▶ _Request_
Skip all pictures. Write out the data below from its first line through the line that contains "LATIN = ['Liberation".

▶ _Information supplied_
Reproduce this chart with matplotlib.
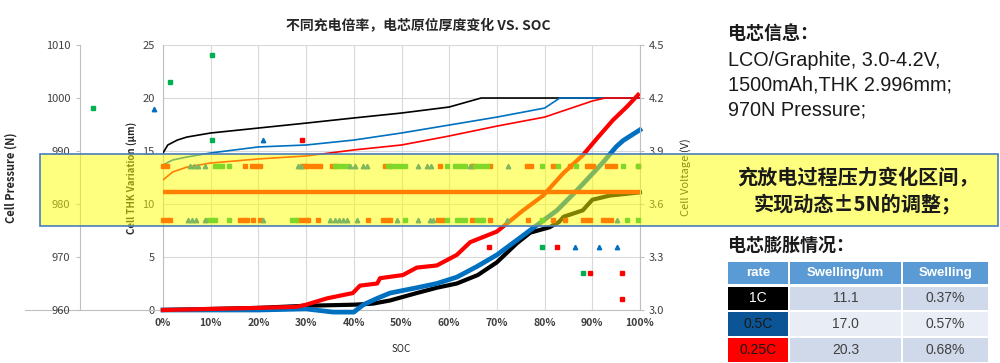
import matplotlib
matplotlib.use("Agg")
import matplotlib.pyplot as plt
from matplotlib.patches import Rectangle

plt.rcParams['font.family'] = ['Noto Sans CJK SC', 'DejaVu Sans']
LATIN = ['Liberation Sans', 'Noto Sans CJK SC', 'DejaVu Sans']

# ---- thickness variation (um) vs SOC (%) ----
soc_thk_1c = [0, 10, 20, 30, 40, 44, 47.6, 53.2, 57.4, 61.6, 66, 70, 74.2, 77, 81, 83, 84, 88, 90, 93.7, 100]
thk_1c = [0, 0.1, 0.2, 0.4, 0.5, 0.6, 0.9, 1.6, 2.1, 2.5, 3.3, 4.5, 6.3, 7.3, 7.8, 8.3, 8.8, 9.4, 10.4, 10.8, 11.1]
soc_thk_05c = [0, 10, 20, 30, 35.7, 40, 42, 44.9, 47.6, 53.2, 57.4, 61.6, 65.8, 70, 72.7, 76.9, 82.6, 86.8, 92.2, 95, 96.5, 100]
thk_05c = [0, 0, 0, 0.1, -0.2, -0.2, 0.5, 1.1, 1.6, 2.1, 2.5, 3.1, 4.1, 5.2, 6.1, 7.5, 9.4, 11.3, 13.9, 15.4, 16.0, 17.0]
soc_thk_025c = [0, 10, 20, 28, 30, 34.4, 39.8, 41.3, 44.9, 45.5, 50.3, 53.2, 57.4, 61.6, 64.4, 70, 75.5, 79.7, 83.9, 88, 91.2, 94.3, 97.3, 99.6]
thk_025c = [0, 0.1, 0.2, 0.3, 0.5, 1.1, 1.6, 2.3, 2.5, 3.0, 3.3, 4.0, 4.2, 5.2, 6.4, 7.4, 9.4, 10.8, 12.9, 14.6, 16.3, 17.9, 19.2, 20.3]

# ---- cell voltage (V) vs SOC (%) ----
soc_v_1c = [0, 1, 3, 5, 10, 20, 30, 40, 50, 60, 66.7, 100]
volt_1c = [3.889, 3.934, 3.962, 3.979, 4.002, 4.030, 4.058, 4.087, 4.115, 4.149, 4.2, 4.2]
soc_v_05c = [0, 2, 5, 10, 20, 30, 40, 50, 60, 70, 80, 83.2, 100]
volt_05c = [3.821, 3.849, 3.866, 3.889, 3.923, 3.934, 3.962, 4.002, 4.047, 4.092, 4.143, 4.2, 4.2]
soc_v_025c = [0, 2, 5, 10, 20, 30, 40, 50, 60, 70, 80, 90, 92.7, 100]
volt_025c = [3.736, 3.781, 3.809, 3.832, 3.855, 3.872, 3.906, 3.934, 3.985, 4.041, 4.092, 4.183, 4.2, 4.2]

# ---- cell pressure (N) ----
p_levels = [987.1, 982.2, 977.0]
p_line_soc = [0, 100]
red_hi = [0, 0.8, 17.2, 18.7, 19.5, 20.3, 29.1, 29.8, 30.2, 31.2, 32.1, 32.9, 35.4, 36.3, 46.5, 47.6, 58.1,
          64.8, 65.0, 68.6, 76.3, 77.1, 81.8, 85.3, 88.9, 89.5, 90.1, 93.1, 93.9, 94.8, 99.6]
green_hi = [10.9, 11.7, 12.4, 13.8, 36.1, 36.9, 37.7, 38.6, 47.2, 48.0, 48.8, 49.7, 50.7, 59.5, 61.2, 62.1,
            62.7, 63.3, 65.4, 66.2, 67.1, 67.9, 79.5, 82.8, 86.6, 96.4, 99.6]
blue_hi = [5.7, 6.5, 7.3, 8.8, 28.3, 28.9, 39.2, 40.3, 41.9, 42.8, 53.5, 55.3, 56.2, 64.4, 72.3]
red_lo = [0, 0.8, 1.5, 16.1, 17.0, 17.6, 18.9, 20.3, 28.3, 29.1, 30.0, 30.4, 32.5, 43.0, 46.1, 47.0, 47.6,
          57.7, 58.5, 64.8, 68.6, 76.5, 81.8, 84.3, 88.1, 88.9, 89.5, 92.2, 93.1, 93.9]
green_lo = [9.4, 10.3, 10.9, 13.8, 27.0, 27.9, 50.7, 59.5, 61.6, 62.5, 63.3, 65.8, 66.7, 67.1, 79.5, 97.3, 99.6]
blue_lo = [5.2, 6.1, 6.9, 8.8, 21.0, 35.0, 36.1, 36.9, 37.7, 38.6, 40.7, 49.1, 53.5, 56.0, 56.6, 72.1, 95.2]
# outlying pressure readings
green_out_soc = [-14.7, 1.5, 10.3, 10.3, 79.5, 88.1]
green_out_p = [998.1, 1003.0, 1008.1, 992.0, 971.9, 967.0]
blue_out_soc = [-1.9, 21.0, 86.4, 91.4, 95.2]
blue_out_p = [998.0, 992.0, 971.9, 971.9, 971.9]
red_out_soc = [29.1, 68.3, 82.6, 89.5, 96.2, 96.2]
red_out_p = [992.0, 971.9, 971.9, 967.0, 967.0, 962.1]

soc_ticks = [0, 10, 20, 30, 40, 50, 60, 70, 80, 90, 100]
thk_ticks = [0, 5, 10, 15, 20, 25]
volt_ticks = [3.0, 3.3, 3.6, 3.9, 4.2, 4.5]
p_ticks = [960, 970, 980, 990, 1000, 1010]

info_lines = ["电芯信息：", "LCO/Graphite, 3.0-4.2V,", "1500mAh,THK 2.996mm;", "970N Pressure;"]
table_header = ["rate", "Swelling/um", "Swelling"]
rates = ["1C", "0.5C", "0.25C"]
swell_um = ["11.1", "17.0", "20.3"]
swell_pct = ["0.37%", "0.57%", "0.68%"]

BLACK, BLUE, RED, GREEN = "#000000", "#0070C0", "#FF0000", "#00B050"
GRID, SPINE, TXT = "#D9D9D9", "#BFBFBF", "#404040"

fig = plt.figure(figsize=(10, 3.63), dpi=100)
H = 363.0


def fy(y):
    return 1 - y / H


ax = fig.add_axes([0.163, 0.146, 0.477, 0.730])
ax.set_xlim(0, 100)
ax.set_ylim(0, 25)
ax.set_xticks(soc_ticks)
ax.set_xticklabels([f"{v}%" for v in soc_ticks], fontsize=7.5, color=TXT, fontweight="bold")
ax.set_yticks(thk_ticks)
ax.set_yticklabels([str(v) for v in thk_ticks], fontsize=8, color=TXT)
ax.tick_params(length=0, pad=6)
ax.grid(color=GRID, lw=0.8)
ax.set_axisbelow(True)
for s in ["top", "right"]:
    ax.spines[s].set_visible(False)
for s in ["left", "bottom"]:
    ax.spines[s].set_color(SPINE)
ax.set_ylabel("Cell THK Variation (μm)", fontsize=7, fontweight="bold", color="#262626")
ax.yaxis.set_label_coords(-0.055, 0.5)
ax.set_xlabel("SOC", fontsize=7, color="#262626")
ax.xaxis.set_label_coords(0.5, -0.13)
ax.plot([-28.9, 0], [0, 0], color=SPINE, lw=0.8, clip_on=False)

ax.plot(soc_thk_1c, thk_1c, color=BLACK, lw=3, clip_on=False, zorder=3)
ax.plot(soc_thk_05c, thk_05c, color=BLUE, lw=3.4, clip_on=False, zorder=3)
ax.plot(soc_thk_025c, thk_025c, color=RED, lw=3, clip_on=False, zorder=4)

axv = ax.twinx()
axv.set_ylim(3.0, 4.5)
axv.set_yticks(volt_ticks)
axv.set_yticklabels([f"{v:.1f}" for v in volt_ticks], fontsize=8, color=TXT)
axv.tick_params(length=3, color=SPINE, pad=3)
for s in ["top", "left", "bottom"]:
    axv.spines[s].set_visible(False)
axv.spines["right"].set_color(SPINE)
axv.set_ylabel("Cell Voltage (V)", fontsize=8, color="#262626")
axv.yaxis.set_label_coords(1.084, 0.5)
axv.plot(soc_v_1c, volt_1c, color=BLACK, lw=1.2)
axv.plot(soc_v_05c, volt_05c, color=BLUE, lw=1.2)
axv.plot(soc_v_025c, volt_025c, color=RED, lw=1.2)

axp = ax.twinx()
axp.set_ylim(960, 1010)
axp.spines["left"].set_position(("axes", -0.174))
axp.spines["left"].set_visible(True)
axp.spines["left"].set_color(SPINE)
for s in ["top", "right", "bottom"]:
    axp.spines[s].set_visible(False)
axp.yaxis.set_ticks_position("left")
axp.yaxis.set_label_position("left")
axp.set_yticks(p_ticks)
axp.set_yticklabels([str(v) for v in p_ticks], fontsize=8, color=TXT)
axp.tick_params(length=3, color=SPINE, pad=4)
axp.set_ylabel("Cell Pressure (N)", fontsize=8, fontweight="bold", color="#262626")
axp.yaxis.set_label_coords(-0.304, 0.5)

axp.plot(p_line_soc, [p_levels[1]] * len(p_line_soc), color=RED, lw=3.2, solid_capstyle="butt")
mk = dict(ls="none", ms=3.2, clip_on=False)
axp.plot(red_hi, [p_levels[0]] * len(red_hi), "s", color=RED, **mk)
axp.plot(green_hi, [p_levels[0]] * len(green_hi), "s", color=GREEN, **mk)
axp.plot(blue_hi, [p_levels[0]] * len(blue_hi), "^", color=BLUE, **mk)
axp.plot(red_lo, [p_levels[2]] * len(red_lo), "s", color=RED, **mk)
axp.plot(green_lo, [p_levels[2]] * len(green_lo), "s", color=GREEN, **mk)
axp.plot(blue_lo, [p_levels[2]] * len(blue_lo), "^", color=BLUE, **mk)
axp.plot(green_out_soc, green_out_p, "s", color=GREEN, **mk)
axp.plot(blue_out_soc, blue_out_p, "^", color=BLUE, **mk)
axp.plot(red_out_soc, red_out_p, "s", color=RED, **mk)

fig.text(0.418, fy(26), "不同充电倍率，电芯原位厚度变化 VS. SOC", ha="center", va="center",
         fontsize=10, fontweight="bold", color="#262626")

# translucent highlight band over the chart
band = Rectangle((0.040, fy(226)), 0.958, 72 / H, transform=fig.transFigure,
                 facecolor=(1, 1, 0, 0.5), edgecolor="#4A7EBB", lw=1.2, zorder=10)
fig.add_artist(band)
fig.text(0.858, fy(178), "充放电过程压力变化区间，", ha="center", va="center",
         fontsize=14.5, fontweight="bold", color="#1A1A1A", zorder=11)
fig.text(0.858, fy(204), "实现动态±5N的调整；", ha="center", va="center",
         fontsize=14.5, fontweight="bold", color="#1A1A1A", zorder=11)

# info block
for i, (line, y) in enumerate(zip(info_lines, [33, 60, 85, 110])):
    if i == 0:
        fig.text(0.728, fy(y), line, ha="left", va="center", fontsize=13,
                 fontweight="bold", color="#1A1A1A")
    else:
        fig.text(0.728, fy(y), line, ha="left", va="center", fontsize=14.3,
                 family=LATIN, color="#1A1A1A")
fig.text(0.728, fy(245), "电芯膨胀情况：", ha="left", va="center", fontsize=13,
         fontweight="bold", color="#1A1A1A")

# swelling table
cols = [(728, 788), (790, 901), (903, 988)]
rows = [(262, 284), (287, 310), (312, 336), (338, 362)]
rate_fill = [BLACK, "#0B5495", RED]
rate_text = ["white", "#1A1A1A", "#1A1A1A"]
cell_fill = ["#CFD9EA", "#E8EDF6", "#CFD9EA"]


def cell(c, r, fill, text, color, weight="normal"):
    x0, x1 = cols[c]
    y0, y1 = rows[r]
    fig.add_artist(Rectangle((x0 / 1000, fy(y1)), (x1 - x0) / 1000, (y1 - y0) / H,
                             transform=fig.transFigure, facecolor=fill, edgecolor="none"))
    fig.text((x0 + x1) / 2000, fy((y0 + y1) / 2), text, ha="center", va="center",
             fontsize=9.5 if r == 0 else 10, color=color, fontweight=weight, family=LATIN)


for c, h in enumerate(table_header):
    cell(c, 0, "#5B9BD5", h, "white", "bold")
for r in range(3):
    cell(0, r + 1, rate_fill[r], rates[r], rate_text[r])
    cell(1, r + 1, cell_fill[r], swell_um[r], TXT)
    cell(2, r + 1, cell_fill[r], swell_pct[r], TXT)

fig.savefig("out.png", dpi=100)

▶ _Expected answer_
Reproduce this chart with matplotlib.
import matplotlib
matplotlib.use("Agg")
import matplotlib.pyplot as plt
from matplotlib.patches import Rectangle

plt.rcParams['font.family'] = ['Noto Sans CJK SC', 'DejaVu Sans']
LATIN = ['Liberation Sans', 'Noto Sans CJK SC', 'DejaVu Sans']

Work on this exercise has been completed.